11-S: la imagen imborrable
1. Arte. Cuando el compositor alemán Karlheinz Stockhausen calificó el atentado contra las Torres Gemelas de Nueva York como “la mayor obra de arte de todos los tiempos”, mucha gente se indignó. Su colega Ligeti sentenció que si lo había dicho “lo tendrían que cerrar en un manicomio”. Después Stockhausen aseguró que había un malentendido, que su frase era otra: “la mayor obra de arte de Lucifer, el ángel caído que envía el mal”. La frase de Stockhausen podía ser inoportuna en el clima de choque en el que se produjo, pero nos dice mucho sobre las reglas de la sociedad espectáculo que los terroristas interpretaron a la perfección, hasta conseguir un impacto que en su potencia ha dejado ocultas a las víctimas (2.977 muertos y más de 25.000 heridos según las cifras oficiales) y en una nube los otros acontecimientos de aquella insólita jornada: ¿qué sabemos de la acción contra el Pentágono y del avión que se estrelló en Pensilvania?

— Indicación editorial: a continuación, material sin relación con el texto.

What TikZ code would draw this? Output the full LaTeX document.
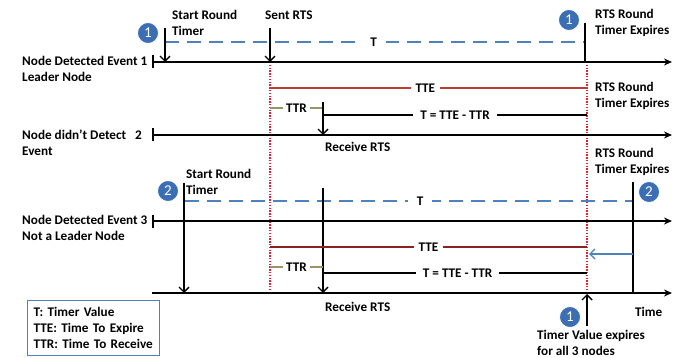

Obra de arte o no (este sería un largo debate), el hundimiento del WTC es una presencia imborrable desde aquel día que resiste al riesgo de banalización. Icono del momento en el que la historia vuelve, como tantas veces, por la vía salvaje, y dejando descolocados a los que la habían dado por acabada, que ahora están obligados a reconocer que solo estábamos en un cambio de época. Al-Qaeda, una organización tan efímera como absurda, tiene asegurada una presencia póstuma gracias a esta imagen que sobresaltó al mundo y que ha dado pie a todo tipo de interpretaciones y teorías conspirativas, en la medida en que la información ha sido escasa. Joe Biden anuncia ahora la desclasificación de documentos de aquel episodio.
Efecto genuino del poder de la imagen, la fascinación es un camino directo hacia la confusión. En este caso, una imagen reforzada, más allá de su espectacularidad, por la excepcionalidad del acontecimiento: era la primera vez que Estados Unidos eran atacados directamente en su territorio metropolitano (el precedente de Pearl Harbor no dejaba de ser periférico). Es decir: el imperio intocable que intervenía aquí y allá pero a cuyas fronteras nadie osaba acercarse, que ganó la Segunda Guerra Mundial sin exponer su territorio continental, era finalmente violado. ¿Cambió el mundo o aceleró un cambio que ya estaba en camino? Esta es una de las cuestiones que se plantean veinte años después.
2. Fuga. En el despertar del 11-S, y mientras Estados Unidos ponían la furia, el resentimiento de potencia humillada por delante (¿dónde estaban sus famosos servicios de información?), hemos ido descubriendo un escenario nuevo, en el que el capitalismo, haciendo honor a su capacidad de mutación y adaptación, se ha globalizado tomando formas diversas (hay que hablar de capitalismos, en plural, aunque solo fuera en honor a China), que nos sitúan en nuevos modelos de lucha por la hegemonía. A la potencia americana le cuesta adaptarse. Se pretendía que la expansión del capitalismo fuera acompañada de la generalización de la democracia (y así se proclamó después de la caída del Muro de Berlín). Pura fantasía: el capitalismo ya es global. Y la tendencia del momento es el repliegue autoritario, ya sea en formas de capitalismo de estado o de regresión radical conservadora en clave patriótica.
Decía el filósofo francés Claude Lefort, a finales de 2001: “Esta fuga hacia adelante, de negación de la realidad del conflicto, que se ha hecho en nombre de la economía, finalmente conduce al peor de los discursos: el conflicto de civilizaciones. Para negar la política se acaba en el enfrentamiento de culturas”. De forma que el encuentro ocasional entre capitalismo y democracia, fruto de la fase industrial de la economía y con el estado nación como marco, se está diluyendo, mientras nuevas fuerzas públicas y privadas buscan construir hegemonías a través del control digital y del autoritarismo, en un modelo que representan de maneras diferentes el capitalismo de estado chino y las derechas occidentales, liberales en economía y autoritarias en todo lo demás. Veinte años después, dos imágenes nos dejan constancia de donde hemos llegado: el asalto al Capitolio, orquestado por el presidente Trump, y los aviones elevándose desde el aeropuerto de Kabul, huyendo del desastre.